A Guide to Working With Others

I recently listened to a lecture by Sam Wells on the differences between working for and working with versus being for and being with. It was a theme that fit in nicely with David Brooks’s recent book, “How to know a Person.”

Working for the needs of the other generally assumes you know what the need is,  believe you know how to meet it, and have the resources to help make things happen.  Working with assumes the same but you, the advantaged one, work with the other, the disadvantaged one, offering guidance, support, and a modicum of supervision to assure resources are well used.  Both ways have their uses and are frequently employed.

Being for assumes the other has all the agency needed to succeed, and in companionship with the other strives to remove systemic obstacles through lobbying, community organizing, engaging in grass roots demonstrations and the like.  It eschews overt leadership roles in favor of leadership from the other.   Being with is the simplest and most difficult.  It means to enter a relationship of mutual trust and affection in which, in Brooks’ terms, leads to knowing each other without prejudice or expectation.

Each of these ways has its strengths and weaknesses but Wells pointed out, we are prone to use them in ways that emphasize their weaknesses, which is one reason why so many well intentioned projects go awry.  Working for and working with imply that the other is disadvantaged, has little agency of their own.  Working for/with generally makes little effort at getting to know the other in any intimate way but tends to rely on studies, observations, prejudices and untested assumptions.   The dignity of the other is subsumed under good intentions.   It’s also the most common tactic used by truly well meaning people really wanting to address serious social problems.  Well meaning helpers are dumfounded when messages of “look what I’ve done for you” don’t resonate with gratitude from the intended beneficiaries.  Regrettably, attempts at being for and with can too easily slide into crowning one’s self with a halo of sacrificial goodness while accomplishing little.

There is a common weakness.  It is to reserve a place of superiority over the other, that no matter what else might be true, one is at least not as needy as the other.
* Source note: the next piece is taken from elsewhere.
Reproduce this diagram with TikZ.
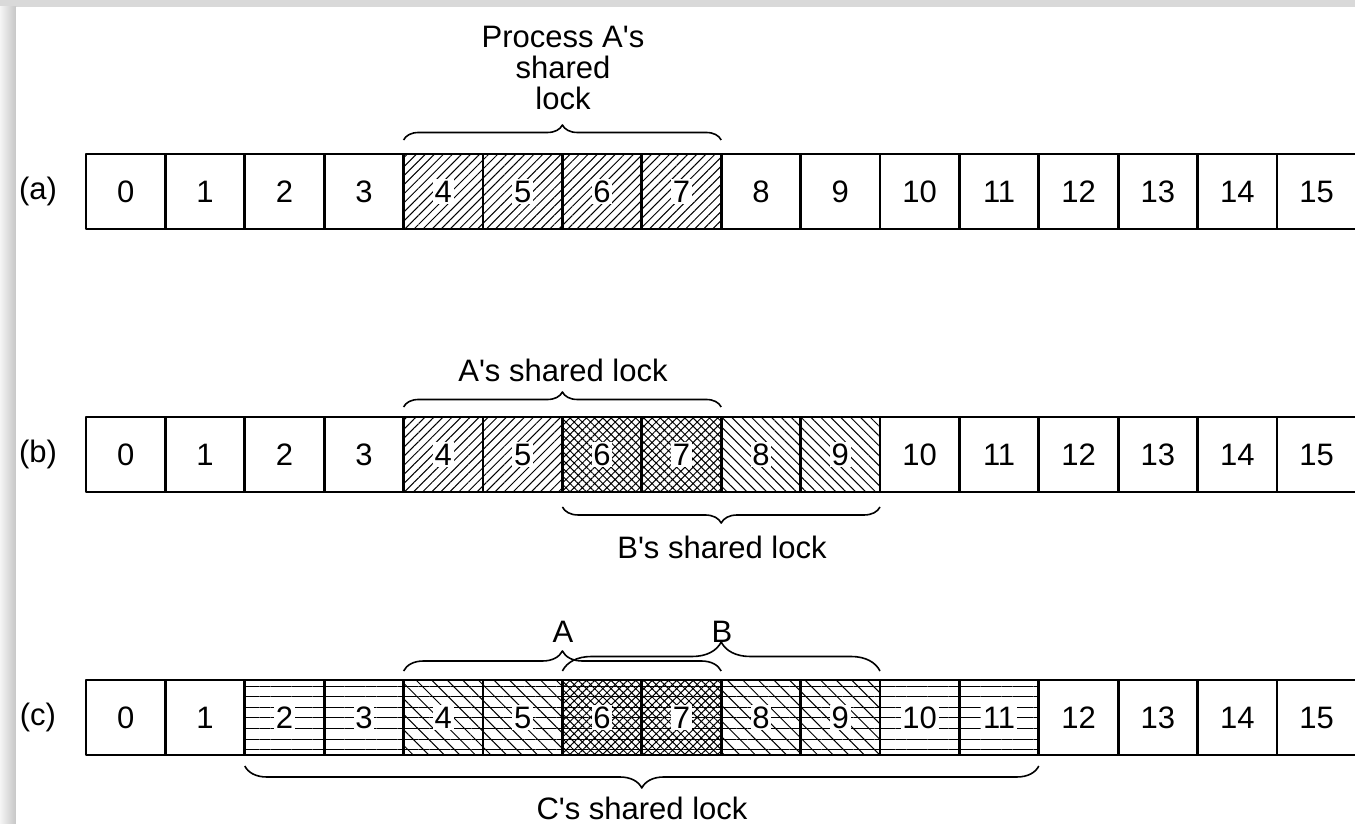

I wonder if that is part of the reason for the incarnation.  Jesus came to us utterly dependent on his mother Mary, Joseph and the people of Nazareth.  Even in his young adulthood he was a Galilean not a proper Judaean. Wasn’t it commonly said that nothing good could come out of Nazareth?

Being for and being with is how Jesus entered into his earthly ministry.   He surrendered his oneness with God to become one with humanity. He was being with when he entered the waters of John’s baptism and invited his first disciples to “come and see.”  He spent his entire ministry being with the people he encountered as one of them. Even his works involved being for and with. It was only in his crucifixion and resurrection that he revealed the fullness of his divinity and the redeeming work he had done for all humanity.  He was, and is, being with us, being for us, working with us and working for us, in that order. 

It should be instructive as a guide for our own engagement with the other, whoever it might be. It should but seldom is.  Good may come of our efforts, but will not produce the gratitude we so often think we deserve. In David Brooks’s terms, it’s a gap that can be bridged only by getting to know the other as a person.  He offers sage advice on how to get to know the other that involves listening without judgment, asking without prejudice, and sharing openly of one’s self with the other.  It requires a kind of giving up of our own sense of power, position, or superiority.  It also requires us to be willing to receive the gifts the other can offer us.

Being with/for and working with/for are important in the realm of daily life to the ways in which we deal with employees, bosses, customers, friends, casual acquaintances and family. It makes us more aware of how often and in what ways we are the one in need of what only the subordinates and disadvantaged can provide.

The practical application for congregations, pastors, and Christians in their everyday lives is to be with, be for, work with, work for insofar as one is able. There are limits of course.  Each way has its legitimate uses, and unlike Paul’s boast, we cannot be all things to all people. Perhaps the best we can do is work for by donating money. That’s OK.  There are also times of such urgent need that providing it as quickly, efficiently and effectively as possible leaves little room for developing relationships with any intimacy.  What we are called to do is follow the way of Jesus with the people we encounter.  

I’ll end with advising against making it too complicated.  Keep it simple.  You and I are not here to fix what we think is troubling others, nor to force help when it’s unwanted and unasked for.  We are not saviors, Jesus is.